(Records with drawing code)
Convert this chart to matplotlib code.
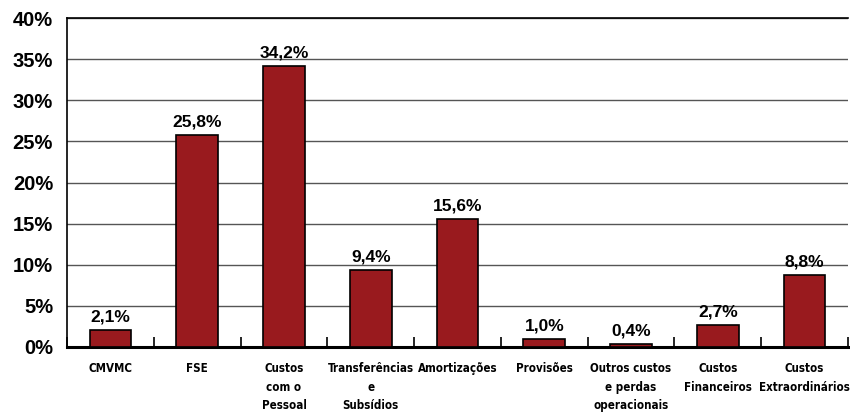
import numpy as np
import matplotlib.pyplot as plt

# Dados
categorias = ['CMVMC', 'FSE', 'Custos\ncom o\nPessoal', 'Transferências\ne\nSubsídios',
              'Amortizações', 'Provisões', 'Outros custos\ne perdas\noperacionais',
              'Custos\nFinanceiros', 'Custos\nExtraordinários']
valores = [2.1, 25.8, 34.2, 9.4, 15.6, 1.0, 0.4, 2.7, 8.8]
yticks = [0, 5, 10, 15, 20, 25, 30, 35, 40]

plt.rcParams['font.family'] = ['Liberation Sans', 'DejaVu Sans']

cor = '#991a1e'

fig = plt.figure(figsize=(8.5, 4.18), dpi=100)
ax = fig.add_axes([67 / 850, 1 - 347 / 418, (848 - 67) / 850, (347 - 18) / 418])

x = np.arange(len(categorias))
ax.bar(x, valores, width=0.48, color=cor, edgecolor='black', linewidth=1.2, zorder=3)

for xi, v in zip(x, valores):
    ax.text(xi, v + 0.6, f'{v:.1f}%'.replace('.', ','), ha='center', va='bottom',
            fontsize=12.5, fontweight='bold', zorder=4)

ax.set_xlim(-0.5, len(categorias) - 0.5)
ax.set_ylim(0, 40)
ax.set_yticks(yticks)
ax.set_yticklabels([f'{t}%' for t in yticks], fontsize=14.5, fontweight='bold')
ax.yaxis.grid(True, color='#555555', linewidth=1.0, zorder=0)
ax.tick_params(axis='y', length=0, pad=10)

ax.set_xticks(x)
ax.set_xticklabels(categorias, fontsize=8.3, fontweight='bold', family='DejaVu Sans',
                   fontstretch='condensed', linespacing=1.55)
ax.tick_params(axis='x', length=0, pad=11)
# marcas entre categorias
ax.set_xticks(np.arange(-0.5, len(categorias)), minor=True)
ax.tick_params(axis='x', which='minor', direction='in', length=7, width=1.2, color='black')

for s in ['left', 'top', 'right']:
    ax.spines[s].set_linewidth(1.2)
ax.spines['right'].set_visible(False)
ax.spines['bottom'].set_linewidth(2.2)

fig.savefig('out.png', dpi=100)
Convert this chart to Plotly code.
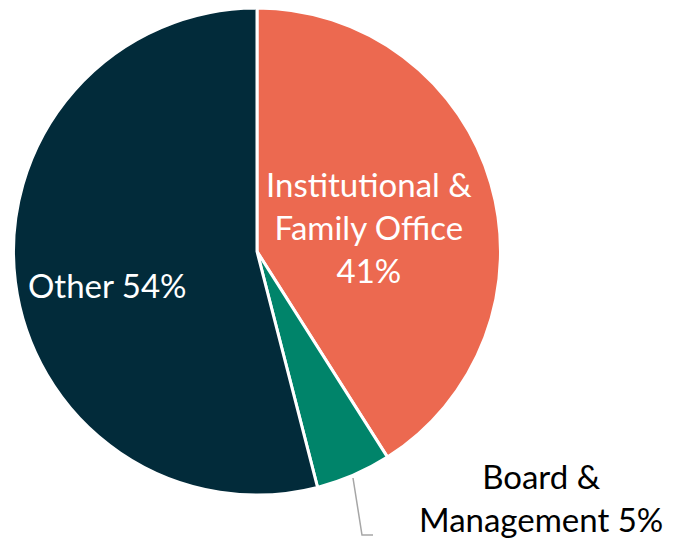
import plotly.graph_objects as go

labels = ["Institutional & Family Office", "Board & Management", "Other"]
values = [41, 5, 54]
colors = ["#EC6950", "#00846A", "#022B3A"]

W, H = 675, 538
OFF = 8  # page body margin offset
cx, cy, r = 257, 251.5, 243.5

def px(x):
    return (x - OFF) / W

def py(y):
    return min(1.0, 1 - (y - OFF) / H)

fig = go.Figure(go.Pie(
    labels=labels, values=values, sort=False, direction="clockwise", rotation=0,
    marker=dict(colors=colors, line=dict(color="white", width=3)),
    textinfo="none", hoverinfo="label+percent", showlegend=False,
    domain=dict(x=[px(cx - r), px(cx + r)], y=[py(cy + r), py(cy - r)]),
))

font_family = "Lato, 'Open Sans', sans-serif"
ann = [
    dict(text=f"Institutional &<br>Family Office<br>{values[0]}%", x=px(369), y=py(227), color="white"),
    dict(text=f"Other {values[2]}%", x=px(107), y=py(285), color="white"),
    dict(text=f"Board &<br>Management {values[1]}%", x=px(541), y=py(497), color="black"),
]
fig.update_layout(
    width=W, height=H, margin=dict(l=0, r=0, t=0, b=0),
    paper_bgcolor="white", plot_bgcolor="white",
    annotations=[dict(text=a["text"], x=a["x"], y=a["y"], xref="paper", yref="paper",
                      showarrow=False, xanchor="center", yanchor="middle",
                      font=dict(family=font_family, size=33, color=a["color"]))
                 for a in ann],
    shapes=[dict(type="path", xref="paper", yref="paper",
                 path=f"M {px(353)},{py(478)} L {px(362)},{py(535)} L {px(373)},{py(535)}",
                 line=dict(color="#A6A6A6", width=1.5))],
)
fig.write_html("out.html")
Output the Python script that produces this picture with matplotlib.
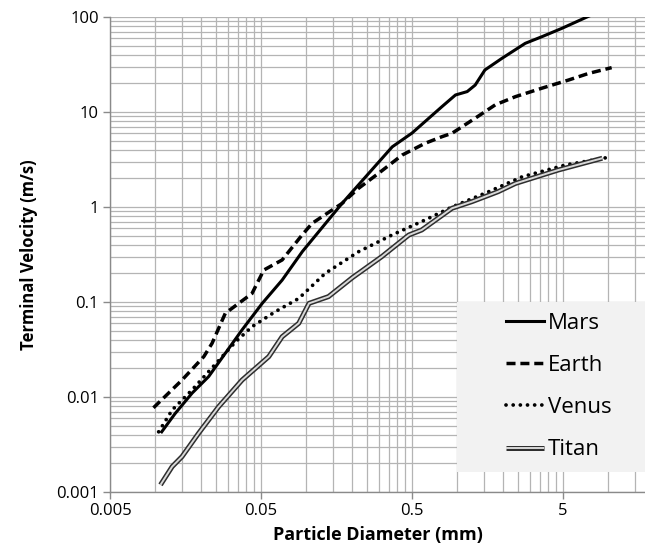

→ **EXERCISE**:
With the pictures left out, restate word for word every line of the data above, from the first down to the line that contains "fontsize=12.5, fontweight='bold', zorder=4)".

→ **EXERCISE SOLUTION**:
Convert this chart to matplotlib code.
import numpy as np
import matplotlib.pyplot as plt

# Dados
categorias = ['CMVMC', 'FSE', 'Custos\ncom o\nPessoal', 'Transferências\ne\nSubsídios',
              'Amortizações', 'Provisões', 'Outros custos\ne perdas\noperacionais',
              'Custos\nFinanceiros', 'Custos\nExtraordinários']
valores = [2.1, 25.8, 34.2, 9.4, 15.6, 1.0, 0.4, 2.7, 8.8]
yticks = [0, 5, 10, 15, 20, 25, 30, 35, 40]

plt.rcParams['font.family'] = ['Liberation Sans', 'DejaVu Sans']

cor = '#991a1e'

fig = plt.figure(figsize=(8.5, 4.18), dpi=100)
ax = fig.add_axes([67 / 850, 1 - 347 / 418, (848 - 67) / 850, (347 - 18) / 418])

x = np.arange(len(categorias))
ax.bar(x, valores, width=0.48, color=cor, edgecolor='black', linewidth=1.2, zorder=3)

for xi, v in zip(x, valores):
    ax.text(xi, v + 0.6, f'{v:.1f}%'.replace('.', ','), ha='center', va='bottom',
            fontsize=12.5, fontweight='bold', zorder=4)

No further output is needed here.